Copy exactly, and only, the lines below from the first through the one containing "import pandas as pd", both included; pictures are omitted.

===== Data section =====

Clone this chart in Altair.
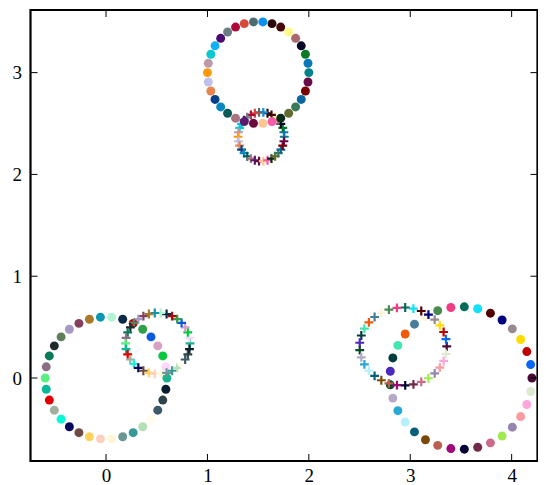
import math
import altair as alt
import pandas as pd

# ---- data ----
# big dot circles: centre, radius, number of points
dot_cx = [1.5, 0.0, 3.5]
dot_cy = [3.0, 0.0, 0.0]
dot_r = [0.5, 0.6, 0.7]
n_pts = [34, 34, 33]
# plus-marker circles (same points, same colours, smaller circle)
plus_cx = [1.53, 0.51, 2.93]
plus_cy = [2.37, 0.34, 0.31]
plus_rx = [0.228, 0.318, 0.43]
plus_ry = [0.24, 0.30, 0.383]
group_names = ["top", "left", "right"]

colors_top = ["#00838a", "#0a78b8", "#0a7a28", "#050a28", "#a86a6c", "#fdfa88", "#460808",
              "#2c0808", "#0a90f0", "#4c6e72", "#d84838", "#b00a3c", "#6e7c84", "#4a0a70",
              "#10b0f8", "#08c8d0", "#bf98ac", "#ff9808", "#bec2e8", "#e8844c", "#064088",
              "#0888c0", "#0a5a56", "#a87480", "#5c1a6a", "#6a0a3c", "#fec494", "#f85aa8",
              "#0a2a18", "#636c30", "#3a7a58", "#0a68a0", "#780000", "#6a0a48"]
colors_left = ["#18b48c", "#fcd8fc", "#08c840", "#d8a0c4", "#0a58e0", "#30a048", "#b00808",
               "#0a2a48", "#b0f4d4", "#0a98b0", "#a87a2a", "#84405c", "#a898c4", "#5e7e5e",
               "#1e2c2c", "#087a5a", "#8c6e84", "#58f080", "#08b898", "#e00000", "#a0b09c",
               "#08f8d8", "#08085a", "#6e4a44", "#fcd45c", "#fcd0bc", "#fef6d4", "#6c9696",
               "#389898", "#b4e0b8", "#fffcec", "#3c5a6a", "#2e4448", "#081e30"]
colors_right = ["#4a0a38", "#0a68f8", "#c00000", "#ffdc00", "#968a8e", "#000080", "#500000",
                "#10e0f8", "#046c58", "#f03c80", "#488a50", "#fef4d8", "#4a7e98", "#f05a08",
                "#40e8b0", "#033c3c", "#4a28c0", "#0a4a28", "#b4aac8", "#28a8d4", "#b4f0fc",
                "#05607a", "#7a4808", "#b86050", "#a0087a", "#050535", "#742848", "#cc6a8a",
                "#a0ea50", "#9486ae", "#fc9aa0", "#fca6dc", "#dfe8d0"]
group_colors = [colors_top, colors_left, colors_right]

x_ticks = [0, 1, 2, 3, 4]
y_ticks = [0, 1, 2, 3]
x_domain = [-0.745, 4.255]
y_domain = [-0.815, 3.615]

# ---- build table ----
rows = []
for g in range(3):
    n = n_pts[g]
    for k in range(n):
        a = 2 * math.pi * k / n
        c = group_colors[g][k]
        rows.append(dict(x=dot_cx[g] + dot_r[g] * math.cos(a), y=dot_cy[g] + dot_r[g] * math.sin(a),
                         col=c, kind="dot", grp=group_names[g], o=k))
        rows.append(dict(x=plus_cx[g] + plus_rx[g] * math.cos(a), y=plus_cy[g] + plus_ry[g] * math.sin(a),
                         col=c, kind="plus", grp=group_names[g], o=k))
df = pd.DataFrame(rows)

W, H = 507, 451
FONT = "Liberation Serif"

xs = alt.Scale(domain=x_domain, nice=False, zero=False)
ys = alt.Scale(domain=y_domain, nice=False, zero=False)

xaxis = alt.Axis(values=x_ticks, title=None, labelPadding=5)
yaxis = alt.Axis(values=y_ticks, title=None, labelPadding=9)

PLUS = "M-1,0L1,0M0,-1L0,1"


def enc(ch):
    return ch.encode(
        x=alt.X("x:Q", scale=xs, axis=xaxis),
        y=alt.Y("y:Q", scale=ys, axis=yaxis),
        color=alt.Color("col:N", scale=None),
        order="o:Q",
    )


base = alt.Chart(df)

plus_top = enc(base.transform_filter("datum.kind == 'plus' && datum.grp == 'top'").mark_point(
    shape=PLUS, filled=False, size=78, strokeWidth=2.2, opacity=1))

dots = enc(base.transform_filter("datum.kind == 'dot'").mark_point(
    shape="circle", filled=True, size=80, opacity=1, strokeWidth=0))

plus_rest = enc(base.transform_filter("datum.kind == 'plus' && datum.grp != 'top'").mark_point(
    shape=PLUS, filled=False, size=78, strokeWidth=2.2, opacity=1))

xt = pd.DataFrame({"x": x_ticks})
yt = pd.DataFrame({"y": y_ticks})
TL = 7
tick_style = dict(color="black", strokeWidth=1)

bottom_ticks = alt.Chart(xt).mark_rule(**tick_style).encode(
    x=alt.X("x:Q", scale=xs, axis=xaxis), y=alt.value(H), y2=alt.value(H - TL))
top_ticks = alt.Chart(xt).mark_rule(**tick_style).encode(
    x=alt.X("x:Q", scale=xs, axis=xaxis), y=alt.value(0), y2=alt.value(TL))
left_ticks = alt.Chart(yt).mark_rule(**tick_style).encode(
    y=alt.Y("y:Q", scale=ys, axis=yaxis), x=alt.value(0), x2=alt.value(TL))
right_ticks = alt.Chart(yt).mark_rule(**tick_style).encode(
    y=alt.Y("y:Q", scale=ys, axis=yaxis), x=alt.value(W), x2=alt.value(W - TL))

chart = alt.layer(
    plus_top, dots, plus_rest, bottom_ticks, top_ticks, left_ticks, right_ticks
).properties(
    width=W, height=H,
    autosize=alt.AutoSizeParams(type="none"),
    padding={"left": 22.5, "top": 2, "right": 0.5, "bottom": 24},
).configure_view(
    stroke="black", strokeWidth=2.2
).configure_axis(
    grid=False, ticks=False, domain=False, labelFont=FONT, labelFontSize=19,
    labelColor="black", format="d"
)

chart.save("out.html", embed_options={"renderer": "svg", "actions": False})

=====

* Written reply *
Clone this chart in Altair.
import math
import altair as alt
import pandas as pd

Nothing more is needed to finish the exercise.